Depuis des années, Bank of America se vante régulièrement du succès de son assistante virtuelle propulsée à l'intelligence artificielle, Erica, et, plus largement, de la conversion de ses clients aux vertus des interactions « digitales ». Les informations partagées reflètent-elles toutefois une véritable prouesse ou sont-elles un peu survendues ?
Au premier abord, les chiffres communiqués pour 2024, tous en hausse de plus de 10% par rapport à 2023, sont indiscutablement flatteurs : 14,3 milliards de connexions sur le web ou sur mobile au cours de l'année, 38 millions d'adeptes des transferts d'argent via les outils en ligne, presque autant qui souscrivent aux notifications proactives (et en ont reçu 12 milliards), environ 20 millions qui recourent à Erica pour les assister dans leurs finances au quotidien (676 millions de fois), 26 milliards d'interactions au total…
Décortiquons maintenant cette avalanche d'indicateurs.
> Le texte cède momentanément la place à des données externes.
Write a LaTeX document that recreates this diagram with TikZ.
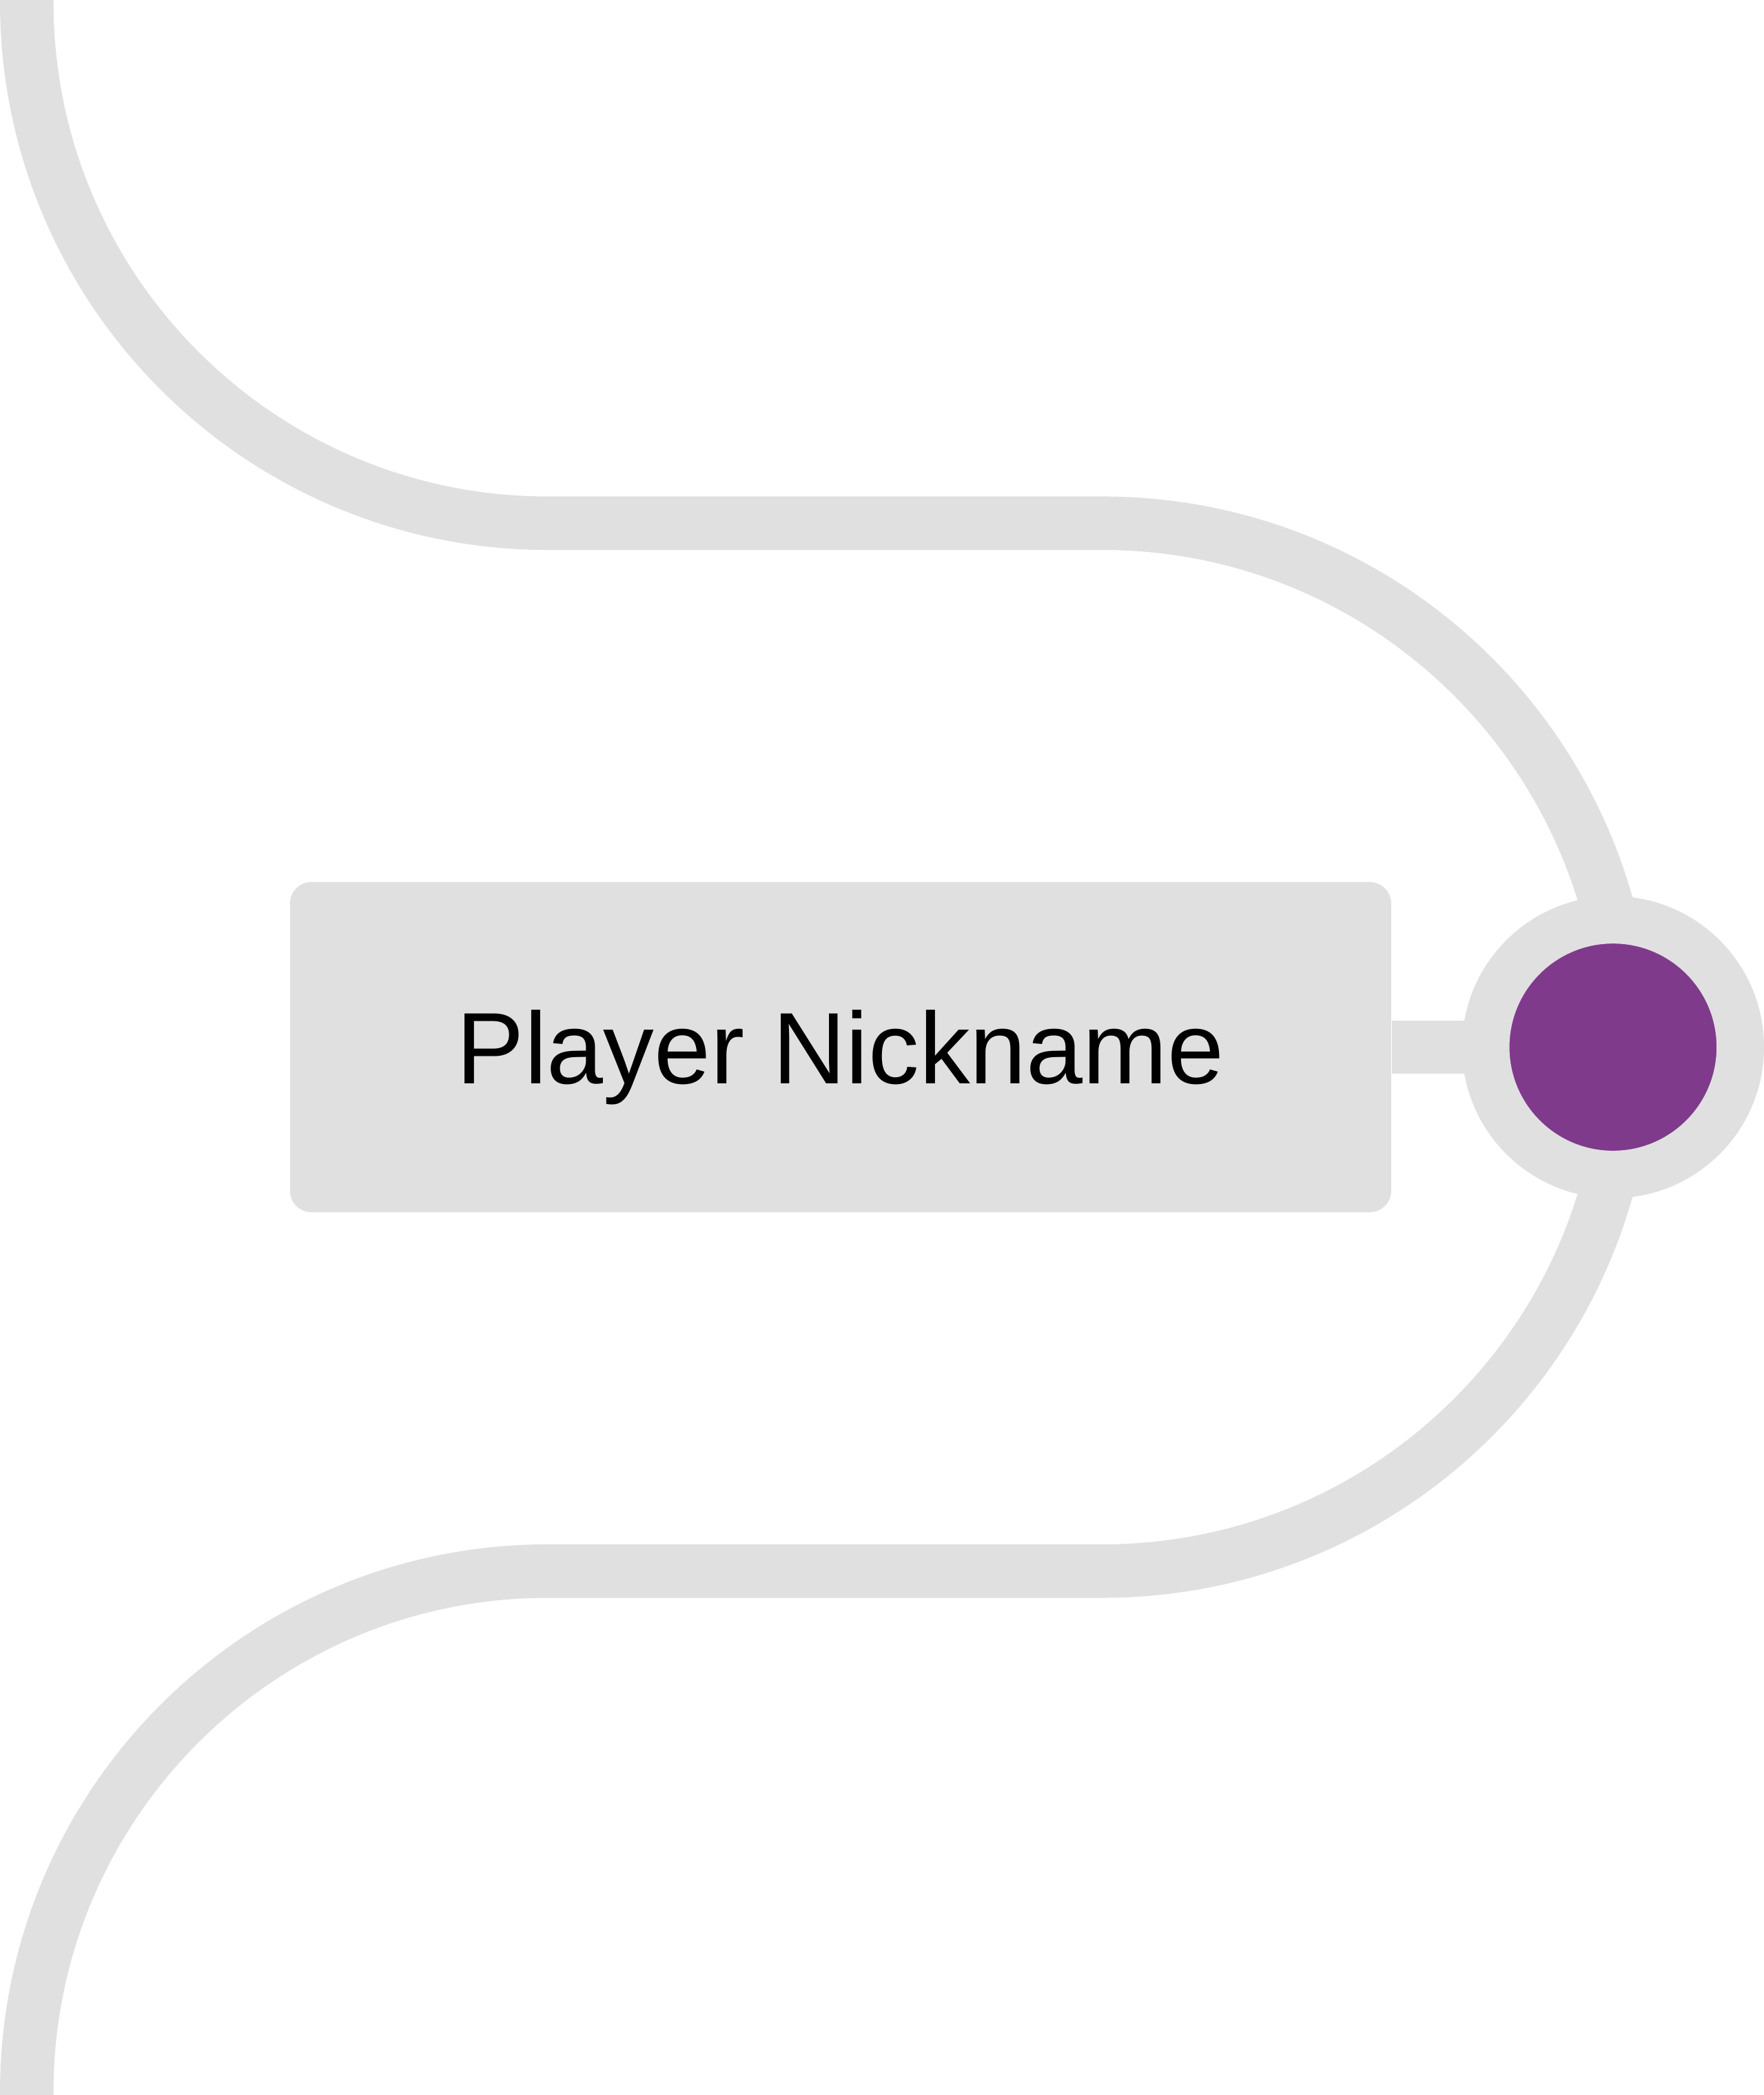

Commençons ainsi par rapporter les nombres d'utilisateurs au nombre de clients de l'établissement (69 millions aux États-Unis, selon ses propres données) : ils sont donc 55% à effectuer des virements à distance (ce qui est cohérent avec les 55% de ventes « digitales » signalées par ailleurs) et moins de 30% à consulter l'assistante virtuelle. Résultat certes honorable mais qui range probablement BofA dans le milieu du classement de la migration numérique.
Notons en outre que, au vu de la promotion qui en est faite et de sa mise en avant dans l'interface de son application pour smartphone, Erica ne semble pas posséder un pouvoir de séduction imparable… A contrario, l'attrait pour les alertes (principalement sur le solde de compte et les opérations de carte) paraît plus convaincant. La forte croissance observée sur ce terrain au cours des derniers mois est certainement explicable par la montée de la pression et des incertitudes qu'exerce le regain d'inflation (voire également les remous politiques et sociaux actuels ?) sur les finances personnelles.
Concernant spécifiquement l'exploitation de l'agente virtuelle, nous obtenons donc une moyenne de 33 conversations par utilisateur par an, soit moins d'une par semaine. Selon toute vraisemblance, une grande partie d'entre elles touchent aux mêmes préoccupations courantes de suivi de l'état des comptes, auxquelles s'ajoutent, exemple cité par la banque, les interrogations liées aux passages d'ouragans et aux incendies de Los Angeles, pour lesquelles les réponses renvoyaient à un espace dédié.
Ce volume d'interactions enregistré est indubitablement significatif. Pourtant, son impact sur l'accoutumance « digitale » de la clientèle de Bank of America ne ressort pas de manière évidente en comparaison de la concurrence, ni sur l'adoption des outils ni sur la répartition des ventes. J'en conclurais que les consommateurs (et les professionnels) apprécient Erica pour son aide à naviguer dans les méandres des options des sites web et autres app mobiles (où se situerait donc le nœud des frictions), mais qu'elle n'influe guère sur leurs comportements profonds vis-à-vis de ces derniers.